Além da JMJ, também Fátima é uma das preocupações do presidente da CEP, desde logo porque é o bispo titular do território onde se encontra o santuário mariano. Admitindo que o santuário “tem uma dinâmica que está em constante transformação, para encontrar respostas novas para tempos novos”, Ornelas diz ainda não se sentir “confortável” para dizer qual a linha a seguir [está à frente de Leiria-Fátima apenas há pouco mais de um ano], mas não hesita em apontar como importante que, tendo em conta a canonização de Francisco e Jacinta, em 2017, e o processo em curso relativo à Irmã Lúcia, que “Fátima deve focalizar, não simplesmente de um ponto de vista de reflexão e espiritual, mas também muito de ação concreta, a atenção aos mais pequenos, concretamente às crianças”.

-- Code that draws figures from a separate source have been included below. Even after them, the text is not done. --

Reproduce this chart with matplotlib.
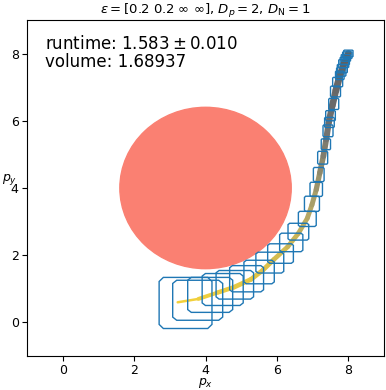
import numpy as np
import matplotlib
matplotlib.use("Agg")
import matplotlib.pyplot as plt
from matplotlib.patches import Circle, Polygon
from matplotlib.collections import LineCollection
from matplotlib.colors import LinearSegmentedColormap

# trajectory of the nominal path
traj_x = [3.22, 3.8, 4.34, 4.8, 5.27, 5.6, 5.91, 6.3, 6.6, 6.85, 6.98,
          7.1, 7.2, 7.3, 7.38, 7.45, 7.55, 7.65, 7.75, 7.88, 8.0]
traj_y = [0.6, 0.7, 0.89, 1.05, 1.28, 1.55, 1.87, 2.25, 2.65, 3.1, 3.5,
          3.95, 4.45, 4.95, 5.45, 5.95, 6.45, 6.9, 7.3, 7.7, 8.0]
traj_lw = [1.8, 2.8, 3.2, 3.4, 3.4, 3.4, 3.4, 3.4, 3.4, 3.5, 3.6,
           3.8, 4, 4.2, 4.4, 4.6, 4.8, 5, 5, 5]

# reachable set boxes: center x, center y, width, height
box_cx = [3.44, 3.78, 4.13, 4.48, 4.82, 5.15, 5.5, 5.8, 6.1, 6.4, 6.6, 6.85,
          6.98, 7.1, 7.17, 7.28, 7.37, 7.43, 7.47, 7.5, 7.59, 7.64, 7.7, 7.76,
          7.8, 7.83, 7.87, 7.9, 7.93, 7.97, 8.0]
box_cy = [0.58, 0.66, 0.82, 0.98, 1.12, 1.3, 1.5, 1.78, 2.05, 2.38, 2.7, 3.08,
          3.53, 3.96, 4.4, 4.9, 5.3, 5.7, 5.95, 6.15, 6.5, 6.87, 7.15, 7.35,
          7.45, 7.55, 7.7, 7.78, 7.87, 7.95, 8.0]
box_w = [1.48, 1.40, 1.26, 1.15, 1.05, 0.95, 0.85, 0.78, 0.72, 0.65, 0.58, 0.5,
         0.42, 0.35, 0.3, 0.28, 0.26, 0.28, 0.27, 0.27, 0.28, 0.28, 0.28, 0.24,
         0.26, 0.28, 0.28, 0.26, 0.26, 0.26, 0.26]
box_h = [1.52, 1.19, 1.04, 0.95, 0.85, 0.78, 0.7, 0.62, 0.58, 0.55, 0.5, 0.45,
         0.45, 0.42, 0.42, 0.38, 0.32, 0.35, 0.3, 0.3, 0.33, 0.32, 0.28, 0.25,
         0.25, 0.25, 0.24, 0.22, 0.2, 0.2, 0.2]

obstacle_center = (4.0, 4.0)
obstacle_radius = 2.4

runtime_mean = 1.583
runtime_std = 0.010
volume = 1.68937


def box_polygon(cx, cy, w, h, cut=0.08):
    dx = w / 2
    dy = h / 2
    cx_ = cut * w
    cy_ = cut * h
    return [(cx - dx + cx_, cy - dy), (cx + dx - cx_, cy - dy),
            (cx + dx, cy - dy + cy_), (cx + dx, cy + dy - cy_),
            (cx + dx - cx_, cy + dy), (cx - dx + cx_, cy + dy),
            (cx - dx, cy + dy - cy_), (cx - dx, cy - dy + cy_)]


fig = plt.figure(figsize=(3.86, 3.90), dpi=100)
ax = fig.add_axes([0.07, 0.087, 0.925, 0.862])

ax.add_patch(Circle(obstacle_center, obstacle_radius, color='salmon', zorder=1))

pts = np.array([traj_x, traj_y]).T.reshape(-1, 1, 2)
segs = np.concatenate([pts[:-1], pts[1:]], axis=1)
cmap = LinearSegmentedColormap.from_list('traj', ['#f2d03a', '#e0c448', '#b0a468', '#707070', '#606060'])
lc = LineCollection(segs, cmap=cmap, linewidths=traj_lw, zorder=2,
                    capstyle='round', joinstyle='round')
lc.set_array(np.linspace(0, 1, len(segs)))
ax.add_collection(lc)

for cx, cy, w, h in zip(box_cx, box_cy, box_w, box_h):
    ax.add_patch(Polygon(box_polygon(cx, cy, w, h), closed=True, fill=False,
                         edgecolor='tab:blue', linewidth=1.0, zorder=3))

ax.text(0.05, 0.955,
        f"runtime: ${runtime_mean:.3f} \\pm {runtime_std:.3f}$\nvolume: {volume}",
        transform=ax.transAxes, fontsize=12, va='top', ha='left', linespacing=1.0)

ax.set_xlim(-1, 9)
ax.set_ylim(-1, 9)
ax.set_xticks([0, 2, 4, 6, 8])
ax.set_yticks([0, 2, 4, 6, 8])
ax.tick_params(labelsize=9, pad=2.5)
ax.set_xlabel("$p_x$", fontsize=9, labelpad=-1)
ax.set_ylabel("$p_y$", fontsize=9, rotation=0, va='center', ha='center')
ax.yaxis.set_label_coords(-0.05, 0.525)
ax.set_title(r"$\varepsilon = [0.2\ 0.2\ \infty\ \infty]$, $D_p = 2$, $D_\mathrm{N} = 1$",
             fontsize=9.5, pad=4)

fig.savefig("out.png", dpi=100)
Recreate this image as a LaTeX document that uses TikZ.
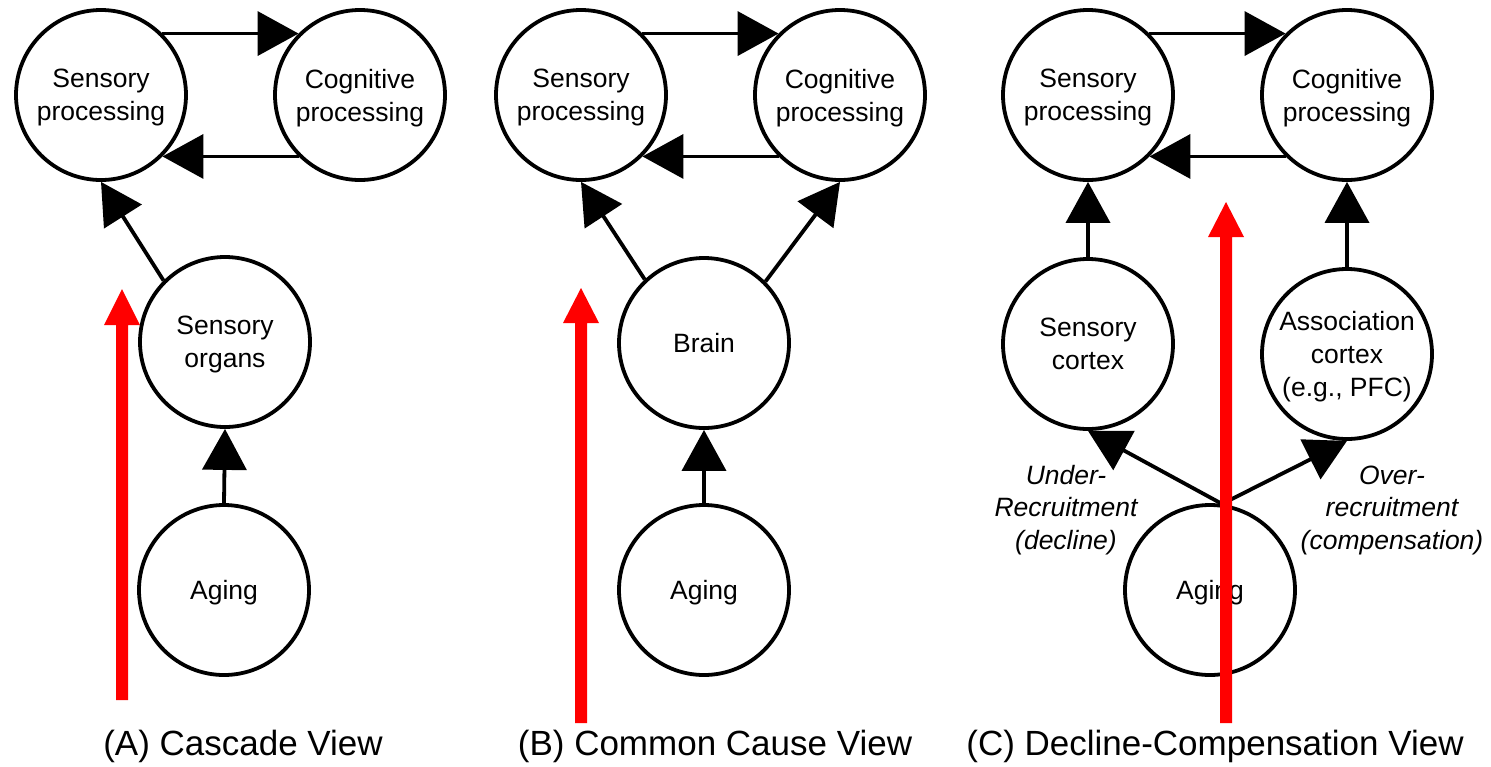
\documentclass[tikz,border=0pt]{standalone}
\usepackage{fontspec}
\setmainfont{Liberation Sans}
\usetikzlibrary{arrows.meta}
\begin{document}
\begin{tikzpicture}[x=1pt,y=-1pt,
  circ/.style={draw,circle,line width=3.8pt,minimum size=170pt,inner sep=0pt,align=center,
    text depth=0pt,font=\fontsize{26.5}{33}\selectfont},
  conn/.style={line width=3.8pt,-{Triangle[length=41pt,width=44pt]}},
  lab/.style={align=center,font=\fontsize{26.5}{32.5}\selectfont\itshape},
  captxt/.style={anchor=base,font=\fontsize{35}{42}\selectfont},
  redarrow/.style={fill=red}]
\useasboundingbox (0,0) rectangle (1491,766);
\fill[white] (0,0) rectangle (1491,766);
% Panel A
\node[circ] (spA) at (101,95) {Sensory\\processing};
\node[circ] (cpA) at (360,95) {Cognitive\\processing};
\node[circ] (soA) at (225,342) {Sensory\\organs};
\node[circ] (agA) at (224,590) {Aging};
\draw[conn] (spA.45) -- (cpA.135);
\draw[conn] (cpA.-135) -- (spA.-45);
\draw[conn] (soA.135) -- (spA.south);
\draw[conn] (agA.north) -- (soA.south);
\node[captxt] (capA) at (243,755) {(A) Cascade View};
% Panel B
\node[circ] (spB) at (581,95) {Sensory\\processing};
\node[circ] (cpB) at (840,95) {Cognitive\\processing};
\node[circ] (brB) at (704,343) {Brain};
\node[circ] (agB) at (704,590) {Aging};
\draw[conn] (spB.45) -- (cpB.135);
\draw[conn] (cpB.-135) -- (spB.-45);
\draw[conn] (brB.133) -- (spB.south);
\draw[conn] (brB.45) -- (cpB.south);
\draw[conn] (agB.north) -- (brB.south);
\node[captxt] (capB) at (715,755) {(B) Common Cause View};
% Panel C
\node[circ] (spC) at (1088,95) {Sensory\\processing};
\node[circ] (cpC) at (1347,95) {Cognitive\\processing};
\node[circ] (scC) at (1088,344) {Sensory\\cortex};
\node[circ] (acC) at (1347,354) {Association\\cortex\\(e.g., PFC)};
\node[circ] (agC) at (1210,590) {Aging};
\draw[conn] (spC.45) -- (cpC.135);
\draw[conn] (cpC.-135) -- (spC.-45);
\draw[conn] (scC.north) -- (spC.south);
\draw[conn] (acC.north) -- (cpC.south);
\draw[conn] (agC.82) -- (scC.south);
\draw[conn] (agC.82) -- (acC.south);
\node[lab] (under) at (1066,510) {Under-\\Recruitment\\(decline)};
\node[lab] (over) at (1392,510) {Over-\\recruitment\\(compensation)};
\node[captxt] (capC) at (1215,755) {(C) Decline-Compensation View};
% Red arrows
\fill[redarrow] (116,700) -- (116,325) -- (104,325) -- (122,289) -- (140,325) -- (128,325) -- (128,700) -- cycle;
\fill[redarrow] (575,723) -- (575,323) -- (563,323) -- (581,288) -- (599,323) -- (587,323) -- (587,723) -- cycle;
\fill[redarrow] (1220,723) -- (1220,237) -- (1208,237) -- (1226,202) -- (1244,237) -- (1232,237) -- (1232,723) -- cycle;
\end{tikzpicture}
\end{document}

“Quando a gente vê que no mundo morrem todos os dias muitas crianças, em números horrorosos, de fome, de crianças que são usadas a todos os níveis, de crianças que não têm escola, isto não pode passar ao lado do Santuário”, defende o bispo, lembrando que “Maria veio precisamente para estas crianças”.
“Fátima tem de ser isto, para que não corra o risco, como santuário, de ser um nicho onde se vai fazer devoções e depois se volta e tudo continua na mesma. Mas que seja algo que mexa com as pessoas, e a função dos santuários é precisamente essa. E dada a projeção internacional que tem, o santuário pode fazer a diferença”, acrescenta o presidente da CEP, para quem “o santuário é uma bênção para aquela diocese, do ponto de vista espiritual, de dinâmica de vida para mais novos e mais velhos, da própria projeção da diocese e abertura de caminhos”.
O reitor do Santuário de Fátima, Carlos Cabecinhas, foi nos últimos dias reconduzido cargo, para novo período de cinco anos. O sacerdote é reitor do maior santuário do país desde 2011, ano em que substituiu no cargo Virgílio Antunes, então nomeado bispo de Coimbra.